Öğretmene uzanan eller kırılır! (05-06-2009)

3 Haziran saat 14.00'te Galatasaray Meydanı'nda toplanan eğitim emekçileri, Taksim'e kadar yürüyüp, Ankara'ya gidecek olan temsilcileri buradan otobüslerine bindirmeyi planlıyordu. İlk aşamada meydana 150 kadar eğitim emekçisi toplanmış, devlet tarafından ise onların on katı kadar da polis ve iki de panzer getirilmişti.

Polis barikatı tarafından yürüyüşü engellenen eğitim emekçileri iki kez ciddi bir şekilde barikatı zorladıktan sonra, eylem komitesi tarafından diğer eğitim emekçilerini de alana çağırma ve sayıyı artırıp yürüyüşe başlama kararı alındı. Bu arbedeler sırasında Eğitim-Sen İstanbul 8 No'lu şube sekreteri gözaltına alındı.

Saat 22.00'ye kadar Galatasaray Meydanı'nda oturma eylemi yapan emekçilerin sayısı her geçen saat arttı ve kitle yaklaşık üç katına çıktı. Oturma eylemi sırasında emekçiler sık sık "Emekçiye değil, çetelere barikat!", "Öğretmene vurulan eller kırılsın!", "Direne direne kazanacağız!", "Zafer direnen emekçinin olacak!" sloganları attı.

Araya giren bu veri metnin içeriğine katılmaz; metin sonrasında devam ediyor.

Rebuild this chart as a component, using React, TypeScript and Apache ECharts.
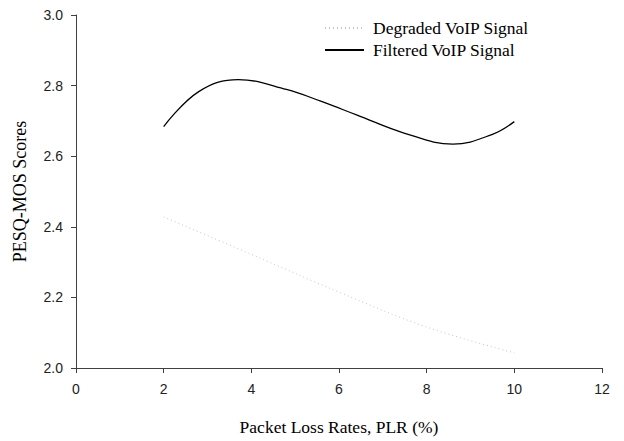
import React, { useEffect, useRef } from "react";
import * as echarts from "echarts";

const degradedPlr = [2, 4, 6, 8, 10];
const degradedScores = [2.428, 2.322, 2.215, 2.116, 2.043];
const filteredPlr = [2, 2.8, 3.7, 4.8, 5.6, 6.4, 7.5, 8.6, 9.5, 10];
const filteredScores = [2.684, 2.783, 2.817, 2.789, 2.755, 2.717, 2.665, 2.634, 2.662, 2.698];
const seriesNames = ["Degraded VoIP Signal", "Filtered VoIP Signal"];

export default function App() {
  const ref = useRef<HTMLDivElement>(null);
  useEffect(() => {
    if (!ref.current) return;
    const chart = echarts.init(ref.current, undefined, { renderer: "svg" });
    const axisColor = "#404040";
    const serif = "'Liberation Serif', 'Times New Roman', serif";
    const sans = "'Liberation Sans', Arial, sans-serif";
    chart.setOption({
      animation: false,
      backgroundColor: "#ffffff",
      grid: { left: 76, right: 22, top: 15, bottom: 62 },
      legend: {
        left: 319,
        top: 14,
        orient: "vertical",
        itemWidth: 39,
        itemHeight: 10,
        itemGap: 4,
        itemStyle: { opacity: 0 },
        textStyle: { fontFamily: serif, fontSize: 17.5, color: "#000", padding: [0, 0, 0, 4] },
        data: seriesNames,
      },
      xAxis: {
        type: "value",
        min: 0,
        max: 12,
        interval: 2,
        name: "Packet Loss Rates, PLR (%)",
        nameLocation: "middle",
        nameGap: 50,
        nameTextStyle: { fontFamily: serif, fontSize: 17.5, color: "#000" },
        axisLine: { show: true, lineStyle: { color: axisColor, width: 1 } },
        axisTick: { show: true, length: 5, lineStyle: { color: axisColor } },
        axisLabel: { margin: 14, fontFamily: sans, fontSize: 14, color: "#222" },
        splitLine: { show: false },
      },
      yAxis: {
        type: "value",
        min: 2.0,
        max: 3.0,
        interval: 0.2,
        name: "PESQ-MOS Scores",
        nameLocation: "middle",
        nameGap: 47,
        nameTextStyle: { fontFamily: serif, fontSize: 18, color: "#000" },
        axisLine: { show: true, lineStyle: { color: axisColor, width: 1 } },
        axisTick: { show: true, length: 5, lineStyle: { color: axisColor } },
        axisLabel: {
          margin: 13,
          fontFamily: sans,
          fontSize: 14,
          color: "#222",
          formatter: (v: number) => v.toFixed(1),
        },
        splitLine: { show: false },
      },
      series: [
        {
          name: seriesNames[0],
          type: "line",
          data: degradedPlr.map((x, i) => [x, degradedScores[i]]),
          smooth: 0.4,
          symbol: "none",
          lineStyle: { color: "#c4c4c4", width: 1, type: [1, 3] },
          itemStyle: { color: "#c4c4c4" },
        },
        {
          name: seriesNames[1],
          type: "line",
          data: filteredPlr.map((x, i) => [x, filteredScores[i]]),
          smooth: 0.4,
          symbol: "none",
          lineStyle: { color: "#000", width: 1.3 },
          itemStyle: { color: "#000" },
        },
      ],
    });
    return () => chart.dispose();
  }, []);
  return <div ref={ref} style={{ width: 624, height: 441, position: "absolute", left: 0, top: 0 }} />;
}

Saat 22.00'de eğitim emekçilerine değişik siyasetlerden ve sendikalardan destekçiler gelmiş, topluluğun sayısı 600'ü geçmişti. Polis barikatı olduğu yerde duruyordu. Bu sırada dönem yürütmesi, diğer illerden Ankara'ya yürüyüşün başladığını, bu yüzden bu eylemin şimdilik bitirildiğini, yürüyüş kolundaki arkadaşların Şişhane'den uğurlanacağını duyurdu. Eylem bu şekilde sona erdirildi. Eylem sona erdiğinde, gözaltına alınan arkadaşımız da serbest bırakıldı.

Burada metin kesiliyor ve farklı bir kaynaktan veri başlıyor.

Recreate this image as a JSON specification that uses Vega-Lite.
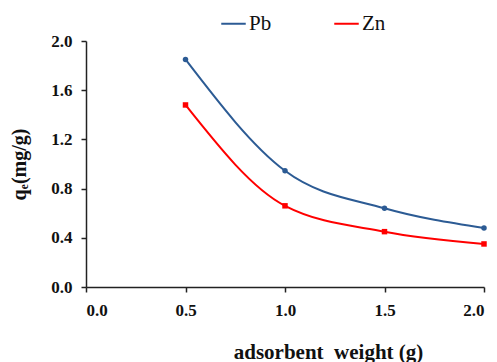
{
  "$schema": "https://vega.github.io/schema/vega-lite/v6.json",
  "autosize": {"type": "none"},
  "width": 398,
  "height": 246,
  "padding": {"left": 86, "top": 41, "right": 13, "bottom": 75},
  "background": "white",
  "config": {"view": {"stroke": null}, "font": "Liberation Serif",
    "legend": {"labelFont": "Liberation Serif, Times New Roman, serif", "labelFontSize": 21, "labelColor": "#111"}},
  "data": {"values": [
    {"w": 0.5, "q": 1.85, "metal": "Pb"},
    {"w": 1.0, "q": 0.945, "metal": "Pb"},
    {"w": 1.5, "q": 0.64, "metal": "Pb"},
    {"w": 2.0, "q": 0.48, "metal": "Pb"},
    {"w": 0.5, "q": 1.48, "metal": "Zn"},
    {"w": 1.0, "q": 0.66, "metal": "Zn"},
    {"w": 1.5, "q": 0.45, "metal": "Zn"},
    {"w": 2.0, "q": 0.35, "metal": "Zn"}
  ]},
  "encoding": {
    "x": {"field": "w", "type": "quantitative",
      "scale": {"domain": [0, 2], "nice": false},
      "axis": {"values": [0, 0.5, 1, 1.5, 2], "format": ".1f", "grid": false,
        "domainColor": "#222", "domainWidth": 1.5, "tickColor": "#222", "tickWidth": 1.5, "tickSize": 5,
        "labelFont": "Liberation Serif", "labelFontSize": 17, "labelFontWeight": "bold", "labelColor": "#111", "labelPadding": 10,
        "title": "adsorbent\u00a0 weight (g)", "titleFont": "Liberation Serif", "titleFontSize": 21, "titleFontWeight": "bold", "titleColor": "#111",
        "titleX": 242, "titleY": 71, "titleBaseline": "alphabetic"}},
    "y": {"field": "q", "type": "quantitative",
      "scale": {"domain": [0, 2], "nice": false},
      "axis": {"values": [0, 0.4, 0.8, 1.2, 1.6, 2.0], "format": ".1f", "grid": false,
        "domainColor": "#222", "domainWidth": 1.5, "tickColor": "#222", "tickWidth": 1.5, "tickSize": 5,
        "labelFont": "Liberation Serif", "labelFontSize": 17, "labelFontWeight": "bold", "labelColor": "#111", "labelPadding": 9,
        "title": "qₑ(mg/g)", "titleFont": "Liberation Serif", "titleFontSize": 20, "titleFontWeight": "bold", "titleColor": "#111", "titlePadding": 21}}
  },
  "layer": [
    {"mark": {"type": "line", "interpolate": "monotone", "strokeWidth": 2},
      "encoding": {"color": {"field": "metal", "type": "nominal",
        "scale": {"domain": ["Pb", "Zn"], "range": ["#2C5B94", "#FF0000"]},
        "legend": {"title": null, "orient": "none", "legendX": 134, "legendY": -31, "direction": "horizontal",
          "symbolType": "stroke", "symbolStrokeWidth": 2, "symbolSize": 600, "columnPadding": 58,
          "labelFont": "Liberation Serif, Times New Roman, serif", "labelFontSize": 21, "labelColor": "#111", "labelOffset": 2}}}},
    {"transform": [{"filter": "datum.metal == 'Pb'"}],
      "mark": {"type": "point", "shape": "circle", "filled": true, "size": 30, "opacity": 1, "color": "#2C5B94"}},
    {"transform": [{"filter": "datum.metal == 'Zn'"}],
      "mark": {"type": "point", "shape": "square", "filled": true, "size": 30, "opacity": 1, "color": "#FF0000"}}
  ]
}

Eylem bittiğinde, yürüyüş kolunda olan ve onları uğurlamaya giden emekçilerin gözlerinde meşruiyetin yarattığı onurlu bir bakış, devletin artık emekçilere nefes bile aldırmamakta kararlı olduğunu hissetmenin verdiği bir öfke vardı.

İşçiler tazminatlarını bile alamadan işlerinden atılıyor, memur statüsündeki kamu emekçileri işçileştiriliyor, çeşitli baskılarla sindirilmeye, yok edilmeye, dağıtılmaya çalışılıyor. Eğitim-Sen ve KESK'e geçtiğimiz hafta yapılan operasyonlar, işyerlerinde ve alanlarda uygulanan baskılar, sendikaların böyle bir dönemde dimdik ve bir arada durmanın yollarını zorlamasının, örgütlülüğünü artırmak için emekçilerinin taleplerini daha da yükseltmesinin ne kadar büyük bir ihtiyaç olduğunu ortaya koymaktadır.